I talked with Wayne further about Horbury. "He's always impressed me with his ability to understand, absorb, and interpret the culture of any company he's worked for," said Wayne. "I remember him explaining Scandinavian design philosophy, in the context of Volvo cars, years ago, and being absolutely fascinated by his thoughts. That's why I had a lot of confidence in making the move to Geely. His vision for Geely Design, I believe, is to make Chinese cars global, through a truly global organization of design studios that also understand Chinese car culture."
But what is it like to work for the Chinese? "Put simply, things move at a much faster pace!" said Wayne. "I'm already aware that the product delivery timing is considerably faster. This is great from both a designer and a customer point of view, as the products are genuinely fresher in the marketplace. Culturally, it's probably too early for me to have a full appreciation, but I do sense that the Chinese take a more intuitive 'go with your gut feel' approach. If an idea doesn't quite work, they learn from it quickly and move on."
Geely is a young, private company. Jaguar has most recently been owned by two large and established public companies in Ford and current owners Tata. That's quite a change for Wayne. "I would say that Geely takes a more intuitive approach to the auto business," he noted. "Again, they move quickly and aren't afraid to try new processes and techniques. I've been hugely impressed by the enthusiasm and passion of the engineering team in China. They will literally investigate every idea we send to them and then provide feedback on it very quickly." He also told me a bit about Geely's president and CEO. "Mr. An Conghui is very interested in design and has a keen eye for details. At major international auto shows, Peter Horbury and his global first line will spend several hours walking the show with Mr. An, discussing the latest product offerings."

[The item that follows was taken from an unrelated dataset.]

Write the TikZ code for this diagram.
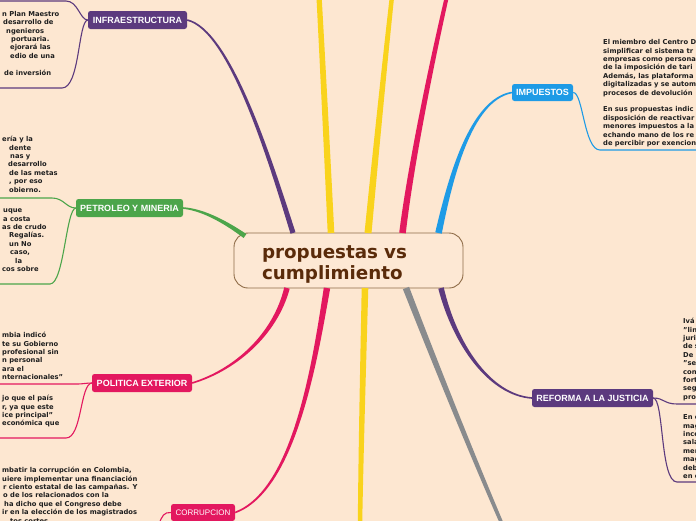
\documentclass[tikz,border=0pt]{standalone}
\usepackage{fontspec}
\setmainfont{DejaVu Sans}
\newfontfamily\lsans{Liberation Sans}
\usetikzlibrary{calc}
\definecolor{bgc}{HTML}{FDE7D1}
\definecolor{cenfill}{HTML}{FDE8D4}
\definecolor{cpurple}{HTML}{5C3A7E}
\definecolor{cgreen}{HTML}{4CA54A}
\definecolor{ccrim}{HTML}{E3185F}
\definecolor{cyel}{HTML}{F9D31C}
\definecolor{cblue}{HTML}{1E9BE6}
\definecolor{cgray}{HTML}{898B8D}
\definecolor{cbrown}{HTML}{8E6B47}
\definecolor{ctitle}{HTML}{5A2B0A}
\definecolor{ctext}{HTML}{1E1E1E}
\newcommand\myst{\rule{0pt}{6pt}}
% tapered main branch: color, start, c1, c2, end, start half width, end half width
\newcommand\mbranch[7]{%
 \path ($(#2)!#6!90:(#3)$) coordinate (bA) ($(#2)!#6!-90:(#3)$) coordinate (bB)
       ($(#5)!#7!-90:(#4)$) coordinate (eA) ($(#5)!#7!90:(#4)$) coordinate (eB);
 \fill[#1] (bA) .. controls ($(#3)+0.67*(bA)-0.67*(#2)+0.33*(eA)-0.33*(#5)$) and ($(#4)+0.33*(bA)-0.33*(#2)+0.67*(eA)-0.67*(#5)$) .. (eA) -- (eB) .. controls ($(#4)+0.33*(bB)-0.33*(#2)+0.67*(eB)-0.67*(#5)$) and ($(#3)+0.67*(bB)-0.67*(#2)+0.33*(eB)-0.33*(#5)$) .. (bB) -- cycle;
}
\tikzset{
 topic/.style={rounded corners=2.5pt, minimum height=18pt, inner sep=0pt, text=white, font=\lsans\bfseries\fontsize{9}{10}\selectfont},
 sub/.style={anchor=north west, inner sep=0pt, align=left, text=ctext, font=\bfseries\fontsize{6.75}{8.4}\selectfont},
 link/.style={line width=1.1pt},
}
\begin{document}
\begin{tikzpicture}[x=1pt,y=-1pt]
\useasboundingbox (0,0) rectangle (696,520);
\clip (0,0) rectangle (696,520);
\fill[bgc] (-5,-5) rectangle (701,525);

% central topic
\node[draw=cbrown, line width=0.9pt, fill=cenfill, rounded corners=14pt, minimum width=229pt, minimum height=55pt, inner xsep=28pt, inner ysep=0pt, text width=173pt, align=left, font=\bfseries\fontsize{18.3}{21}\selectfont, text=ctitle] (cen) at (348.5,260.5) {\rule{0pt}{20pt}propuestas vs\\cumplimiento};

% main topics
\node[topic, fill=cpurple, minimum width=99pt] (infra) at (137.5,20) {INFRAESTRUCTURA};
\node[topic, fill=cgreen, minimum width=107pt] (petro) at (129.5,208) {PETROLEO Y MINERIA};
\node[topic, fill=ccrim, minimum width=100pt] (pol) at (142,383) {POLITICA EXTERIOR};
\node[topic, fill=ccrim, minimum width=64pt, minimum height=17pt, font=\lsans\fontsize{8}{9}\selectfont] (cor) at (203,512.5) {CORRUPCION};
\node[topic, fill=cblue, minimum width=61pt, minimum height=17pt] (imp) at (542.5,92.5) {IMPUESTOS};
\node[topic, fill=cpurple, minimum width=121pt] (ref) at (592.5,398) {REFORMA A LA JUSTICIA};

% sub texts
\node[sub] (ta) at (0,10) {\myst\hspace*{2pt}n Plan Maestro\\\hspace*{3pt}desarrollo de\\\hspace*{6pt}ngenieros\\\hspace*{11pt}portuaria.\\\hspace*{10pt}ejorará las\\\hspace*{10pt}edio de una\\\mbox{}\\\hspace*{4pt}de inversión};
\node[sub] (tb) at (0,135.5) {\myst\hspace*{2pt}ería y la\\\hspace*{9pt}dente\\\hspace*{10pt}nas y\\\hspace*{8pt}desarrollo\\\hspace*{9pt}de las metas\\\hspace*{9pt}, por eso\\\hspace*{9pt}obierno.};
\node[sub] (tc) at (0,206.5) {\myst\hspace*{3pt}uque\\\hspace*{3pt}a costa\\\hspace*{2pt}as de crudo\\\hspace*{9pt}Regalías.\\\hspace*{9pt}un No\\\hspace*{10pt}caso,\\\hspace*{15pt}la\\\hspace*{2pt}cos sobre};
\node[sub] (td) at (0,331.5) {\myst\hspace*{2pt}mbia indicó\\\hspace*{2pt}te su Gobierno\\\hspace*{2pt}profesional sin\\\hspace*{2pt}n personal\\\hspace*{2pt}ara el\\\hspace*{2pt}nternacionales”};
\node[sub] (te) at (0,394.5) {\myst\hspace*{2pt}jo que el país\\\hspace*{2pt}r, ya que este\\\hspace*{2pt}ice principal”\\\hspace*{2pt}económica que};
\node[sub] (tf) at (0,466.5) {\myst\hspace*{2pt}mbatir la corrupción en Colombia,\\\hspace*{2pt}uiere implementar una financiación\\\hspace*{3pt}r ciento estatal de las campañas. Y\\\hspace*{3pt}o de los relacionados con la\\\hspace*{4pt}ha dicho que el Congreso debe\\\hspace*{2pt}ir en la elección de los magistrados\\\hspace*{10pt}tos cortes};
\node[sub] (tg) at (603,38.5) {\myst El miembro del Centro D\\simplificar el sistema tr\\empresas como persona\\de la imposición de tari\\Además, las plataforma\\digitalizadas y se autom\\procesos de devolución\\\mbox{}\\En sus propuestas indic\\disposición de reactivar\\menores impuestos a la\\echando mano de los re\\de percibir por exencion};
\node[sub] (th) at (683,317.5) {\myst Ivá\\"lin\\juri\\de s\\De \\"se\\con\\fort\\seg\\pro};
\node[sub] (ti) at (683,413.5) {\myst En e\\mag\\ince\\sala\\mer\\mag\\deb\\en e};

% branch coordinates
\coordinate (s1) at (293,233);
\coordinate (s2) at (331,233);  \coordinate (e2) at (319,-4);
\coordinate (s3) at (368,233);  \coordinate (e3) at (392,-4);
\coordinate (s4) at (402.5,233); \coordinate (e4) at (447,-4);
\coordinate (s5) at (438.5,233);
\coordinate (s6) at (245,236);
\coordinate (s7) at (287,288);
\coordinate (s8) at (327,288);
\coordinate (s9) at (365,288);  \coordinate (e9) at (360,524);
\coordinate (s10) at (406,288); \coordinate (e10) at (502,524);
\coordinate (s11) at (441,288);

\mbranch{cpurple}{s1}{270,160}{230,30}{infra.east}{2.6pt}{0.8pt}
\mbranch{cyel}{s2}{327,150}{323,70}{e2}{3.3pt}{2.6pt}
\mbranch{cyel}{s3}{376,150}{384,70}{e3}{3.5pt}{2.2pt}
\mbranch{ccrim}{s4}{410,170}{430,70}{e4}{3.3pt}{2pt}
\mbranch{cblue}{s5}{450,180}{470,100}{imp.west}{3.3pt}{0.8pt}
\mbranch{cgreen}{s6}{228,224}{205,210}{petro.east}{2.4pt}{0.8pt}
\mbranch{ccrim}{s7}{275,335}{235,370}{pol.east}{2.8pt}{0.8pt}
\mbranch{ccrim}{s8}{315,360}{295,490}{cor.east}{3.2pt}{0.8pt}
\mbranch{cyel}{s9}{363,370}{361,450}{e9}{3.3pt}{2.2pt}
\mbranch{cgray}{s10}{430,350}{470,450}{e10}{3.3pt}{1.8pt}
\mbranch{cpurple}{s11}{455,345}{490,395}{ref.west}{2.8pt}{0.8pt}

% free ends of sub connectors
\coordinate (fa1) at (-2,1);   \coordinate (fa2) at (-2,88);
\coordinate (fb1) at (-2,198); \coordinate (fb2) at (-2,284);
\coordinate (fc1) at (-2,384); \coordinate (fc2) at (-2,438);
\coordinate (fd1) at (159,524);
\coordinate (fe1) at (698,150);
\coordinate (ff1) at (698,404); \coordinate (ff2) at (698,482);

\draw[link, cpurple] (infra.west) .. controls (80,20) and (78,1) .. (66,1) -- (fa1);
\draw[link, cpurple] (infra.west) .. controls (78,21) and (80,88) .. (62,88) -- (fa2);
\draw[link, cgreen] (petro.west) .. controls (66,208) and (64,198) .. (52,198) -- (fb1);
\draw[link, cgreen] (petro.west) .. controls (66,209) and (64,284) .. (50,284) -- (fb2);
\draw[link, ccrim] (pol.west) .. controls (86,383) and (84,384) .. (76,384) -- (fc1);
\draw[link, ccrim] (pol.west) .. controls (80,384) and (82,438) .. (66,438) -- (fc2);
\draw[link, ccrim] (cor.west) .. controls (164,512) and (162,516) .. (fd1);
\draw[link, cblue] (imp.east) .. controls (583,92) and (584,150) .. (600,150) -- (fe1);
\draw[link, cpurple] (ref.east) .. controls (664,398) and (664,404) .. (677,404) -- (ff1);
\draw[link, cpurple] (ref.east) .. controls (664,398) and (660,482) .. (677,482) -- (ff2);
\end{tikzpicture}
\end{document}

Geely Design U.K. currently has 60 employees in Coventry, and Wayne is looking to double that number within the next 12 months. "Our aim is to create a design center of excellence for the Geely Auto group of companies," he noted. "We're focused on creating a concentrated team of experts." Much of Wayne's time will be spent on Lotus, which is now owned by Geely. Volvo design stays in Sweden. But Wayne will also keep busy on Geely's wide variety of brands. "Each of the Geely brands is developing its own design language, be it Lynk & Co, the Geometry brand, Geely Auto, and so on," said Wayne. "Brand differentiation is very important. As Geely Design U.K. will effectively act as a consultancy to the Geely brands, we will spend time analyzing each and every one we work on, both to ensure that our creative input is aligned with the products currently available, but also to identify new opportunities for the brands to develop. It certainly makes our role even more interesting and enjoyable."
It's clear the former Aston Martin and Jaguar designer found an excellent but challenging opportunity for the next step in his impressive career. To the man who also plays in a band in his spare time, I say this: Rock on, Wayne.